** Records for processing **

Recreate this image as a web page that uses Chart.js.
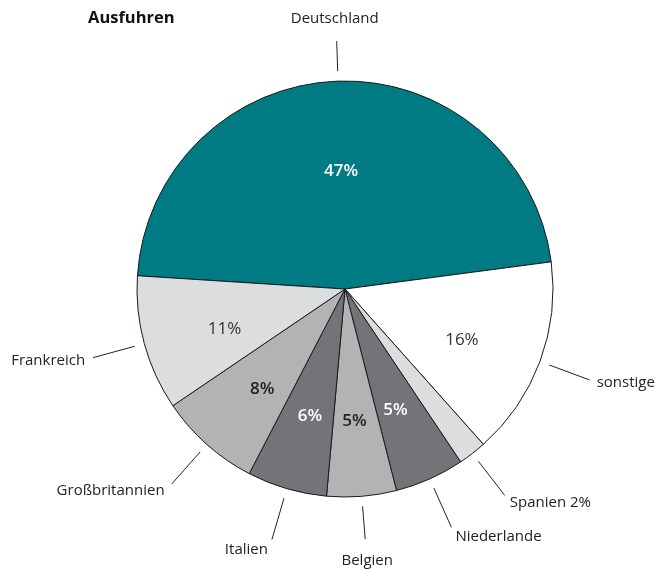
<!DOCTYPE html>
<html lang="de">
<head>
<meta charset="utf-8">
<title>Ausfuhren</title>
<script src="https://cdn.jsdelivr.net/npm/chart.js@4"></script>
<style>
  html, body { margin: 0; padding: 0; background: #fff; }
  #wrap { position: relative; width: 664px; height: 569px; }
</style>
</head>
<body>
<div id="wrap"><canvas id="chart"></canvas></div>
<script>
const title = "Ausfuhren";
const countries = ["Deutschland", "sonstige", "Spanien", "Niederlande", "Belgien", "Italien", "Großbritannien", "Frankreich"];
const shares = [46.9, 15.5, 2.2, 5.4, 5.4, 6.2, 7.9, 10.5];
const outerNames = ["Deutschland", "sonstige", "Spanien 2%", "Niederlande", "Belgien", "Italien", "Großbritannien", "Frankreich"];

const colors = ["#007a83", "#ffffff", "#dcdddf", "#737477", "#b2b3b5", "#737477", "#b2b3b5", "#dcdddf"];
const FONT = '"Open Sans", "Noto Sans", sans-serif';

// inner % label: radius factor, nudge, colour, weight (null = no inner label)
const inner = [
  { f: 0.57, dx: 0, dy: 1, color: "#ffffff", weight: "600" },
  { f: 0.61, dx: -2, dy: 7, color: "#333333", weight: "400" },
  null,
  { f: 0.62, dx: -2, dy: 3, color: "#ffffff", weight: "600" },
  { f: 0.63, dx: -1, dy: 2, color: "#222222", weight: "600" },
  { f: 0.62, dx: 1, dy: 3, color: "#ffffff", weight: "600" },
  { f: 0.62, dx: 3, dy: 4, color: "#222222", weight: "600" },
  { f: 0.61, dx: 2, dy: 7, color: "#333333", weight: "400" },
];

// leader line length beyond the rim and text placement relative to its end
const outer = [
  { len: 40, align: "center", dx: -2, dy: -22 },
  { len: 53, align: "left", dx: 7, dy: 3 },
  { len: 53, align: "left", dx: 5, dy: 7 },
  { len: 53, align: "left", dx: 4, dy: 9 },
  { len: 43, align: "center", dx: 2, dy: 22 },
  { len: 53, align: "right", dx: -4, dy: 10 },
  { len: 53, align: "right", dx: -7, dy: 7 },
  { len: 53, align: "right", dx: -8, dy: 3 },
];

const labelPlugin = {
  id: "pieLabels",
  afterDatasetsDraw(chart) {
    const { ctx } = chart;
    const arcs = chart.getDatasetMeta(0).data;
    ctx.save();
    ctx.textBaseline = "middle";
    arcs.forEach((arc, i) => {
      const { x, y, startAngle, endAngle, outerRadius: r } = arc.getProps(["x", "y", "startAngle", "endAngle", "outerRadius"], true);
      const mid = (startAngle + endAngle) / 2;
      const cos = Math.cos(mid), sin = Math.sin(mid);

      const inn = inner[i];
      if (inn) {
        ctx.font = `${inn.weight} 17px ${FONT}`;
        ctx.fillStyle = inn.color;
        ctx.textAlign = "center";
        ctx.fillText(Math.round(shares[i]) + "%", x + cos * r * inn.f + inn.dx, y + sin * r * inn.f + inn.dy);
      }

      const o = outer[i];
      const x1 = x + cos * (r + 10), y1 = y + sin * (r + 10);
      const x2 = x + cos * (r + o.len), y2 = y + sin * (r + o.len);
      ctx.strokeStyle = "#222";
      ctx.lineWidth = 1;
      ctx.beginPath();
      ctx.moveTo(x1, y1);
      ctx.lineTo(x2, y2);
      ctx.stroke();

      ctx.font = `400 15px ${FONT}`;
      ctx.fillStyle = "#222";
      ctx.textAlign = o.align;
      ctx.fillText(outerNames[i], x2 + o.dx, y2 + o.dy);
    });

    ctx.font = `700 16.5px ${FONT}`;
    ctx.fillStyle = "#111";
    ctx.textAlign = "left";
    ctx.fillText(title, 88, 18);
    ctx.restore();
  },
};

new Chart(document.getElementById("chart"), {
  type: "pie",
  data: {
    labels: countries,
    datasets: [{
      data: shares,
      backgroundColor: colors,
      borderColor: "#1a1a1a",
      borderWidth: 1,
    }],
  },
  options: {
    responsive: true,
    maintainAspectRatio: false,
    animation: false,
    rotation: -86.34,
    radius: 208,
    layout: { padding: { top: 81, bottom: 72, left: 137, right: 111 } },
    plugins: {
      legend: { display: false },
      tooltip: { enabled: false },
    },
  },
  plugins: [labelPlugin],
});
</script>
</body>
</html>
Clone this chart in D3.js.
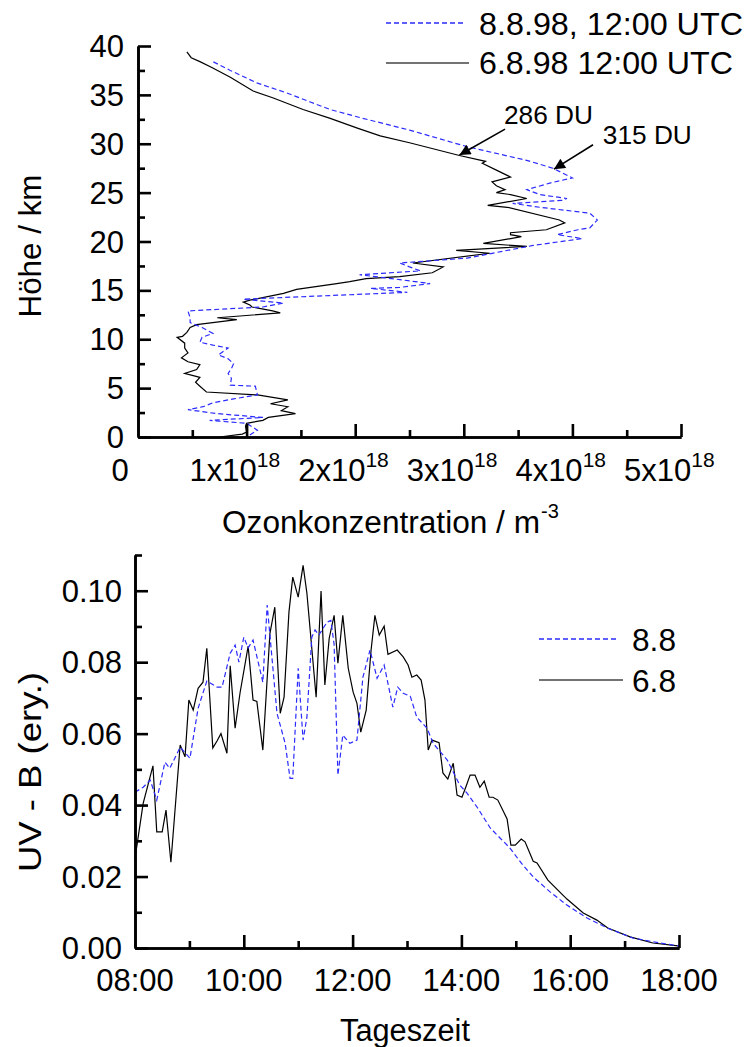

** The problem **
For each line of the entries that includes "this", show that line.

** The completed task **
Recreate this image as a web page that uses Chart.js.
Clone this chart in D3.js.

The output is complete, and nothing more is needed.